## Begin DATA SHOWN
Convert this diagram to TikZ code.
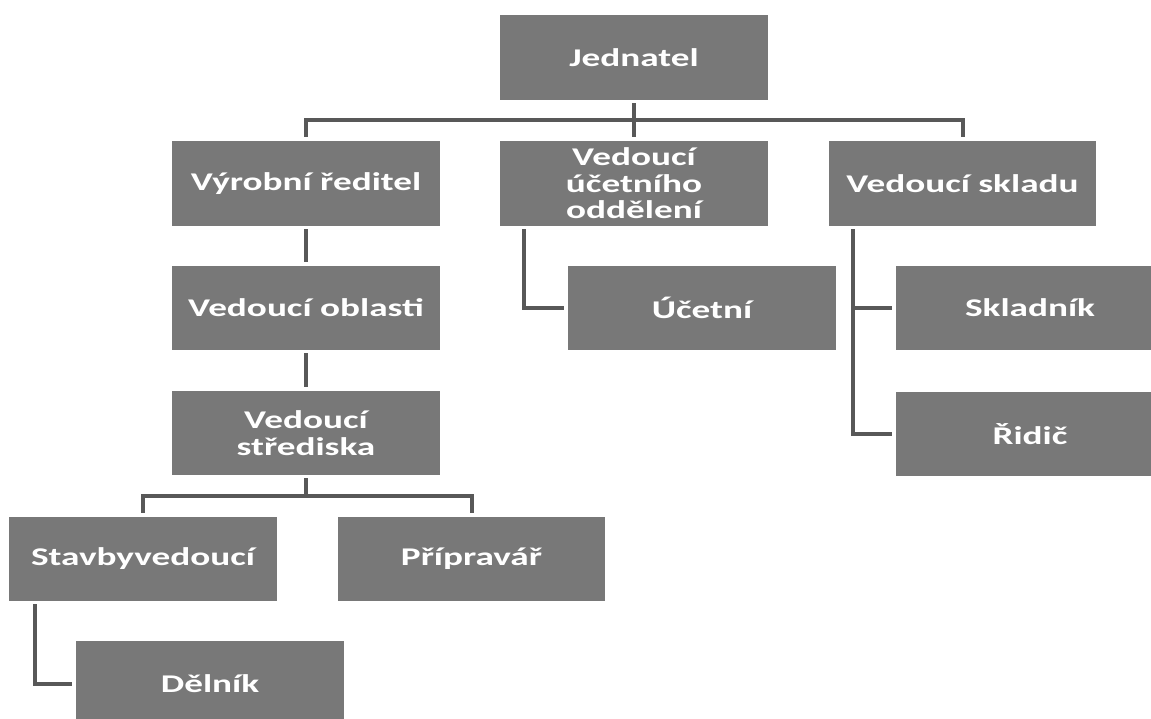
\documentclass[tikz,border=0pt]{standalone}
\usepackage{fontspec}
\newfontfamily\boxfont[FakeStretch=1.46]{Carlito}
\definecolor{boxgray}{RGB}{120,120,120}
\definecolor{linegray}{RGB}{88,88,88}
\tikzset{
  orgbox/.style={draw=none, fill=boxgray, text=white, inner sep=0pt, align=center,
    minimum width=268pt, minimum height=85pt,
    font=\boxfont\bfseries\fontsize{25.5}{26.5}\selectfont},
  conn/.style={draw=linegray, line width=4pt, shorten <=3pt, shorten >=4pt}
}
\begin{document}
\begin{tikzpicture}[x=1pt, y=-1pt]
\clip (0,0) rectangle (1151,718);
\fill[white] (0,0) rectangle (1151,718);
\node[orgbox] (J)  at (634,57.5)  {Jednatel};
\node[orgbox] (V1) at (306,183.5) {Výrobní ředitel};
\node[orgbox] (V2) at (634,183.5) {Vedoucí\\účetního\\oddělení};
\node[orgbox, minimum width=267pt] (V3) at (962.5,183.5) {Vedoucí skladu};
\node[orgbox, minimum height=84pt] (O) at (306,308) {Vedoucí oblasti};
\node[orgbox, minimum height=84pt] (S) at (306,433) {Vedoucí\\střediska};
\node[orgbox, minimum height=84pt] (St) at (143,559) {Stavbyvedoucí};
\node[orgbox, minimum height=84pt, minimum width=267pt] (P) at (471.5,559) {Přípravář};
\node[orgbox] (D) at (210,683.5) {Dělník};
\node[orgbox, minimum height=84pt] (U) at (702,308) {Účetní};
\node[orgbox, minimum height=84pt] (Sk) at (1030,308) {Skladník};
\node[orgbox, minimum height=84pt] (R) at (1030,434) {Řidič};
% connectors
\draw[conn] (J.south) -- ++(0,20) -| (V1.north);
\draw[conn] (J.south) -- ++(0,20) -| (V3.north);
\draw[conn] (J.south) -- (V2.north);
\draw[conn] (V1.south) -- (O.north);
\draw[conn] (O.south) -- (S.north);
\draw[conn] (S.south) -- ++(0,21) -| (St.north);
\draw[conn] (S.south) -- ++(0,21) -| (P.north);
\draw[conn] ([xshift=26pt]St.south west) |- (D.west);
\draw[conn] ([xshift=24pt]V2.south west) |- (U.west);
\draw[conn] ([xshift=24pt]V3.south west) |- (Sk.west);
\draw[conn] ([xshift=24pt]V3.south west) |- (R.west);
\end{tikzpicture}
\end{document}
## End DATA SHOWN
Skipping the pictures, transcribe each line above exactly as it appears.

Convert this diagram to TikZ code.
\documentclass[tikz,border=0pt]{standalone}
\usepackage{fontspec}
\newfontfamily\boxfont[FakeStretch=1.46]{Carlito}
\definecolor{boxgray}{RGB}{120,120,120}
\definecolor{linegray}{RGB}{88,88,88}
\tikzset{
  orgbox/.style={draw=none, fill=boxgray, text=white, inner sep=0pt, align=center,
    minimum width=268pt, minimum height=85pt,
    font=\boxfont\bfseries\fontsize{25.5}{26.5}\selectfont},
  conn/.style={draw=linegray, line width=4pt, shorten <=3pt, shorten >=4pt}
}
\begin{document}
\begin{tikzpicture}[x=1pt, y=-1pt]
\clip (0,0) rectangle (1151,718);
\fill[white] (0,0) rectangle (1151,718);
\node[orgbox] (J)  at (634,57.5)  {Jednatel};
\node[orgbox] (V1) at (306,183.5) {Výrobní ředitel};
\node[orgbox] (V2) at (634,183.5) {Vedoucí\\účetního\\oddělení};
\node[orgbox, minimum width=267pt] (V3) at (962.5,183.5) {Vedoucí skladu};
\node[orgbox, minimum height=84pt] (O) at (306,308) {Vedoucí oblasti};
\node[orgbox, minimum height=84pt] (S) at (306,433) {Vedoucí\\střediska};
\node[orgbox, minimum height=84pt] (St) at (143,559) {Stavbyvedoucí};
\node[orgbox, minimum height=84pt, minimum width=267pt] (P) at (471.5,559) {Přípravář};
\node[orgbox] (D) at (210,683.5) {Dělník};
\node[orgbox, minimum height=84pt] (U) at (702,308) {Účetní};
\node[orgbox, minimum height=84pt] (Sk) at (1030,308) {Skladník};
\node[orgbox, minimum height=84pt] (R) at (1030,434) {Řidič};
% connectors
\draw[conn] (J.south) -- ++(0,20) -| (V1.north);
\draw[conn] (J.south) -- ++(0,20) -| (V3.north);
\draw[conn] (J.south) -- (V2.north);
\draw[conn] (V1.south) -- (O.north);
\draw[conn] (O.south) -- (S.north);
\draw[conn] (S.south) -- ++(0,21) -| (St.north);
\draw[conn] (S.south) -- ++(0,21) -| (P.north);
\draw[conn] ([xshift=26pt]St.south west) |- (D.west);
\draw[conn] ([xshift=24pt]V2.south west) |- (U.west);
\draw[conn] ([xshift=24pt]V3.south west) |- (Sk.west);
\draw[conn] ([xshift=24pt]V3.south west) |- (R.west);
\end{tikzpicture}
\end{document}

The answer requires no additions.